The question remains, for children who do not identify as trans, what experience needs to occur in order for society at large to be able to view gender not as a binary construct? Kolhberg’s cognitive – developmental theory would not support this type of discussion with a child. Kohlberg’s work would suggest that children of this age need to label themselves and each other in order to feel stable with their role in the world. Social Learning Theory on the other hand, seems to suggest that children are capable of learning what we teach them (Bandura, 1977). Children haven’t had decades upon decades of gender stereotyping so social learning theory would suggest that they are more open to the idea that girls can have a penis and boys can have a vulva.
Gender doesn’t need to be binary. Couldn’t we broaden the definition of gender and teach children what we now know to be true?

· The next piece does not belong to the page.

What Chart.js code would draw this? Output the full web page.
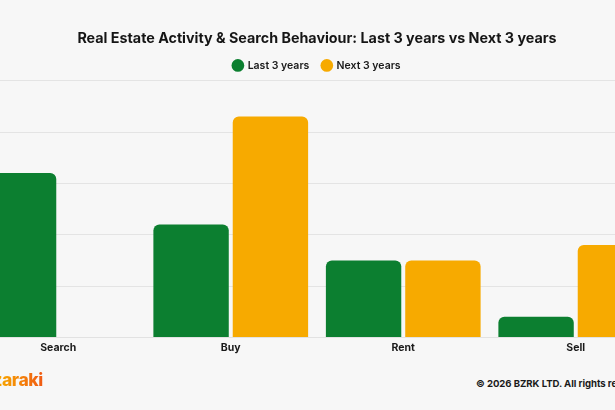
<!DOCTYPE html>
<html>
<head>
<meta charset="utf-8">
<script src="https://cdn.jsdelivr.net/npm/chart.js@4.4.1/dist/chart.umd.min.js"></script>
<style>
  html, body { margin: 0; padding: 0; background: #f7f7f7; overflow: hidden; width: 615px; height: 410px; }
  #wrap { position: absolute; left: -28px; top: 0; width: 690px; height: 410px; }
  #chartBox { position: absolute; left: 0; top: 0; width: 690px; height: 358px; }
  #logo { position: absolute; left: -1px; top: 369px; font-family: Inter, "Noto Sans", sans-serif; font-weight: 800; font-size: 17.5px; letter-spacing: -0.4px;
          background: linear-gradient(90deg, #fbb400 0%, #f7a000 45%, #f05a14 100%); -webkit-background-clip: text; background-clip: text; color: transparent; }
  #copy { position: absolute; left: 504px; top: 378px; white-space: nowrap; font-family: Inter, "Noto Sans", sans-serif; font-weight: 700; font-size: 9.6px; letter-spacing: -0.05px; color: #1a1a1a; }
</style>
</head>
<body>
<div id="wrap">
  <div id="chartBox"><canvas id="c"></canvas></div>
  <div id="logo">Bazaraki</div>
  <div id="copy">© 2026 BZRK LTD. All rights reserved.</div>
</div>
<script>
const categories = ["Search", "Buy", "Rent", "Sell"];
const lastValues = [64, 44, 30, 8];
const nextValues = [0, 86, 30, 36];
const seriesNames = ["Last 3 years", "Next 3 years"];
const titleText = "Real Estate Activity & Search Behaviour: Last 3 years vs Next 3 years";

const FONT = "Inter, 'Noto Sans', sans-serif";
new Chart(document.getElementById('c'), {
  type: 'bar',
  data: {
    labels: categories,
    datasets: [
      { label: seriesNames[0], data: lastValues, backgroundColor: '#0c7f30', borderRadius: 6, borderSkipped: 'start', barPercentage: 0.95, categoryPercentage: 0.92 },
      { label: seriesNames[1], data: nextValues, backgroundColor: '#f7aa00', borderRadius: 6, borderSkipped: 'start', barPercentage: 0.95, categoryPercentage: 0.92 }
    ]
  },
  options: {
    responsive: true,
    maintainAspectRatio: false,
    animation: false,
    layout: { padding: 0 },
    plugins: {
      title: { display: true, text: titleText, color: '#151515', font: { family: FONT, size: 14.3, weight: 'bold' }, padding: { top: 30, bottom: 0 } },
      legend: { display: true, labels: { usePointStyle: true, pointStyle: 'circle', boxWidth: 9, boxHeight: 9, color: '#1a1a1a', padding: 13, font: { family: FONT, size: 10.5, weight: '600' } } },
      tooltip: { enabled: false }
    },
    scales: {
      x: {
        grid: { display: false, drawTicks: false },
        border: { display: true, color: '#e2e2e2' },
        ticks: { color: '#1a1a1a', font: { family: FONT, size: 10.5, weight: 'bold' }, padding: 4 }
      },
      y: {
        min: 0, max: 100,
        ticks: { display: false, stepSize: 20 },
        grid: { color: '#e4e4e4', drawTicks: false },
        border: { display: false }
      }
    }
  }
});
</script>
</body>
</html>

Are children ready to think about gender as something other than binary?
I think it’s time.
Bandura, A. (1977). Social Learning Theory. New York: General Learning Press.
Craddock, B. (n.d.). Kohlberg’s Cognitive Development Theory. Human Development Database.
Gendermom. (2014, January 17). Mama, Ella has a penis. Gendermom.
Kirchner, M. B. (February 13, 2009). Somewhere out there. This American Life.
Szuchman, L., & Muscarella, F. (2000). Psychological perspectives on human sexuality. Danvers, MA: JohnWiley & Sons, Inc.
University of Southern Alabama. (n.d.). Social Learning Theory. Online Learning Laboratory.